**GIVEN PROBLEM**
Each line from the top of the listing through the one holding "(a1) at (400,57)" should be restated word for word, with nothing added and no pictures.

**INFORMATION PROVIDED**
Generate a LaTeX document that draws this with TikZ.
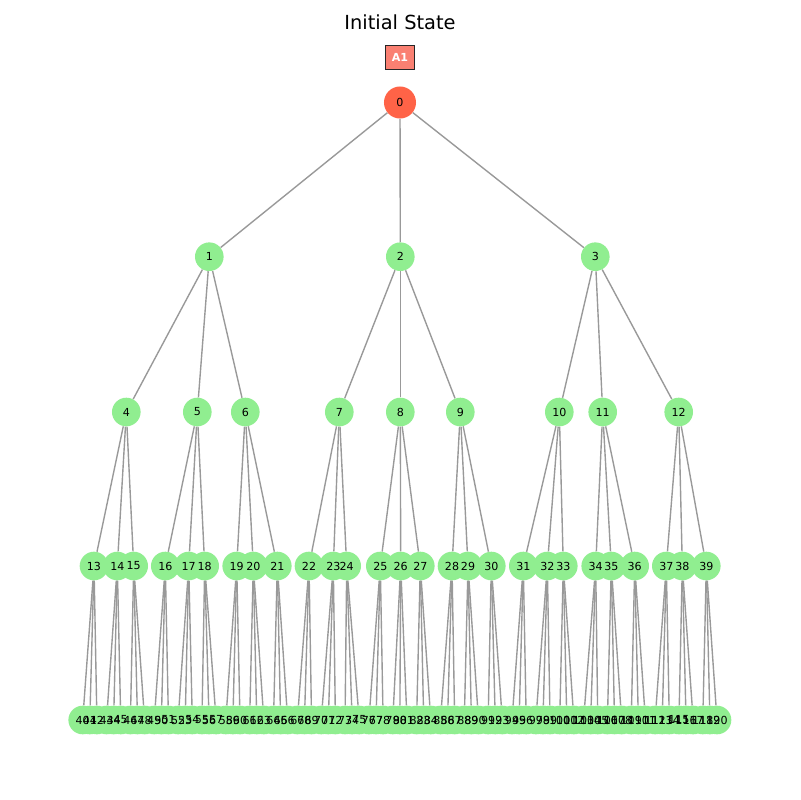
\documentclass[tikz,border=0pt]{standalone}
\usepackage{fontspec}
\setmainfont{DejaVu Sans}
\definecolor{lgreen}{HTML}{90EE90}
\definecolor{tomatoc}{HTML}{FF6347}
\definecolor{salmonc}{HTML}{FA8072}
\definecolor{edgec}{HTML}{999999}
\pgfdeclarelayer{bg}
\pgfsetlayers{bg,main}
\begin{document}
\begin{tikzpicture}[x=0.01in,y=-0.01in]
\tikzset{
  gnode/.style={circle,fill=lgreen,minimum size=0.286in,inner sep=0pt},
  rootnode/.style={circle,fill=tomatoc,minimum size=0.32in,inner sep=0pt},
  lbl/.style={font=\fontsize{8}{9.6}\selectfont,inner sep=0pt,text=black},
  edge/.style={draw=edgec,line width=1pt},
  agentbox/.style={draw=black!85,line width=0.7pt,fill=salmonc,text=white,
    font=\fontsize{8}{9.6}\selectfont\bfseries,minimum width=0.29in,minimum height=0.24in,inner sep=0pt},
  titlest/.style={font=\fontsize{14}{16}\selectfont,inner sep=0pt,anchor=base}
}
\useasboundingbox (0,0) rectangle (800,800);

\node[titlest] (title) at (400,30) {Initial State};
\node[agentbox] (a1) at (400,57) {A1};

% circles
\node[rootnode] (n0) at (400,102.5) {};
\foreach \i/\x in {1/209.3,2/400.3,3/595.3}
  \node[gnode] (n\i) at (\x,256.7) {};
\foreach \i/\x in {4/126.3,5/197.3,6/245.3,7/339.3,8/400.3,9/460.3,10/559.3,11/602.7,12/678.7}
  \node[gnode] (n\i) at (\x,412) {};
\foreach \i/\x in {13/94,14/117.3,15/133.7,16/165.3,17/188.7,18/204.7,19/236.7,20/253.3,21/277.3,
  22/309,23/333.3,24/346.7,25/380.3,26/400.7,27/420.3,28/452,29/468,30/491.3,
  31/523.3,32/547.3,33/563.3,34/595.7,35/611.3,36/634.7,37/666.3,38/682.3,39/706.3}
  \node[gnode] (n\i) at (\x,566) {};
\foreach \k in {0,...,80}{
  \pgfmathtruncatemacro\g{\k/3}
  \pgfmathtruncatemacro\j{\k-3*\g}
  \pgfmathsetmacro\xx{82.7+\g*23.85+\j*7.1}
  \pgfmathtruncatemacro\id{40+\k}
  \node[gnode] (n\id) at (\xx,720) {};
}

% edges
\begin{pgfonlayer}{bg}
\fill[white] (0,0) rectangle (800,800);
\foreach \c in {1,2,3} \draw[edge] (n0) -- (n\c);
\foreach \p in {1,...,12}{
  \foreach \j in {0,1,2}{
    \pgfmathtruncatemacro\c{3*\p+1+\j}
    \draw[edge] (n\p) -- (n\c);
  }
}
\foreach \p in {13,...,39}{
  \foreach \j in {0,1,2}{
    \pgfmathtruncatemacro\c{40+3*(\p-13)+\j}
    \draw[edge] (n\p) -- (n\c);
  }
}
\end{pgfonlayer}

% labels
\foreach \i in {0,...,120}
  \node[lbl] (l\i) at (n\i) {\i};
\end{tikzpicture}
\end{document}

**EXERCISE RESULT**
Generate a LaTeX document that draws this with TikZ.
\documentclass[tikz,border=0pt]{standalone}
\usepackage{fontspec}
\setmainfont{DejaVu Sans}
\definecolor{lgreen}{HTML}{90EE90}
\definecolor{tomatoc}{HTML}{FF6347}
\definecolor{salmonc}{HTML}{FA8072}
\definecolor{edgec}{HTML}{999999}
\pgfdeclarelayer{bg}
\pgfsetlayers{bg,main}
\begin{document}
\begin{tikzpicture}[x=0.01in,y=-0.01in]
\tikzset{
  gnode/.style={circle,fill=lgreen,minimum size=0.286in,inner sep=0pt},
  rootnode/.style={circle,fill=tomatoc,minimum size=0.32in,inner sep=0pt},
  lbl/.style={font=\fontsize{8}{9.6}\selectfont,inner sep=0pt,text=black},
  edge/.style={draw=edgec,line width=1pt},
  agentbox/.style={draw=black!85,line width=0.7pt,fill=salmonc,text=white,
    font=\fontsize{8}{9.6}\selectfont\bfseries,minimum width=0.29in,minimum height=0.24in,inner sep=0pt},
  titlest/.style={font=\fontsize{14}{16}\selectfont,inner sep=0pt,anchor=base}
}
\useasboundingbox (0,0) rectangle (800,800);

\node[titlest] (title) at (400,30) {Initial State};
\node[agentbox] (a1) at (400,57) {A1};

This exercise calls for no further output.